What You Stop Seeing When You Scan
The scanner can hide the real market. Quiet bases in unfashionable groups. Ugly first thrusts that turn into year-long trends. Early accumulation while headlines scream elsewhere. Scans biased to action will miss the work that looks like nothing until it becomes everything. McLuhan again: the medium normalizes a mode of attention, and your perception bends to fit. Bacon’s warning: once bent, you’ll collect proofs for your bend. Thaler’s coda: then you’ll bet on it.
The antidote is deliberate blindness reduction. Periodically trade without the scan—manual screens by fundamentals, relative strength grids, or breadth scans that don’t ping every minute.
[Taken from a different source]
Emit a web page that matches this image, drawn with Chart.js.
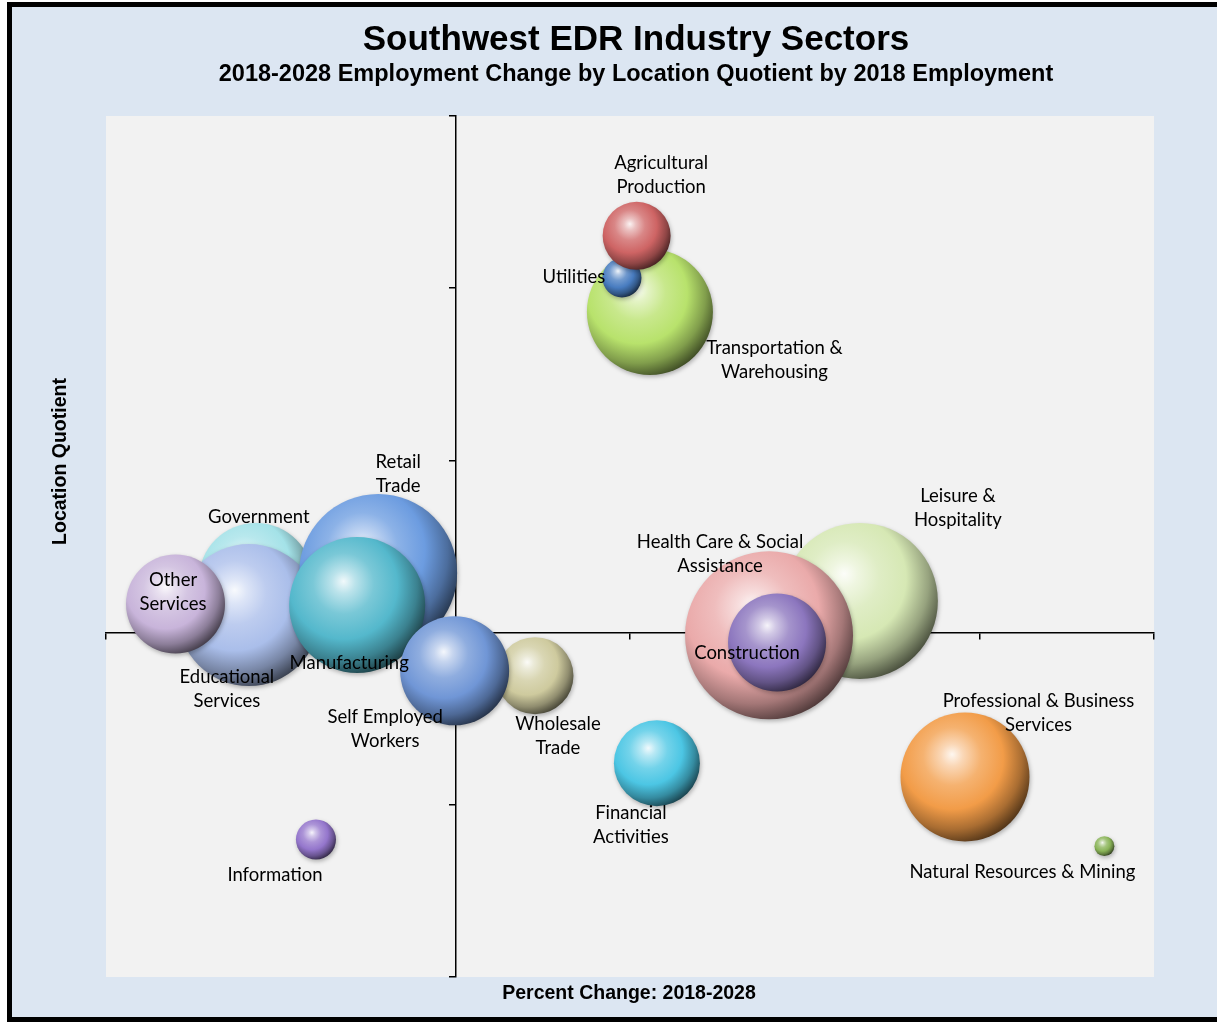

Force exposure to the parts of the tape your standard filters omit. If your P&L depends entirely on one scan logic, you don’t have edge—you have a comfort ritual.
Final Cut
McLuhan was right: scanners aren’t neutral. They massage your attention until it matches their aperture. Bacon warned that seductive fragments impersonate truth. Thaler showed how we’ll chase those fragments for dopamine and call it discipline. The fix isn’t to reject the tool—it’s to put it under contract.
The scanner doesn’t give you vision. It gives you filtered blindness—wrapped in speed. Learn to use it, or get used by it. That’s the trade.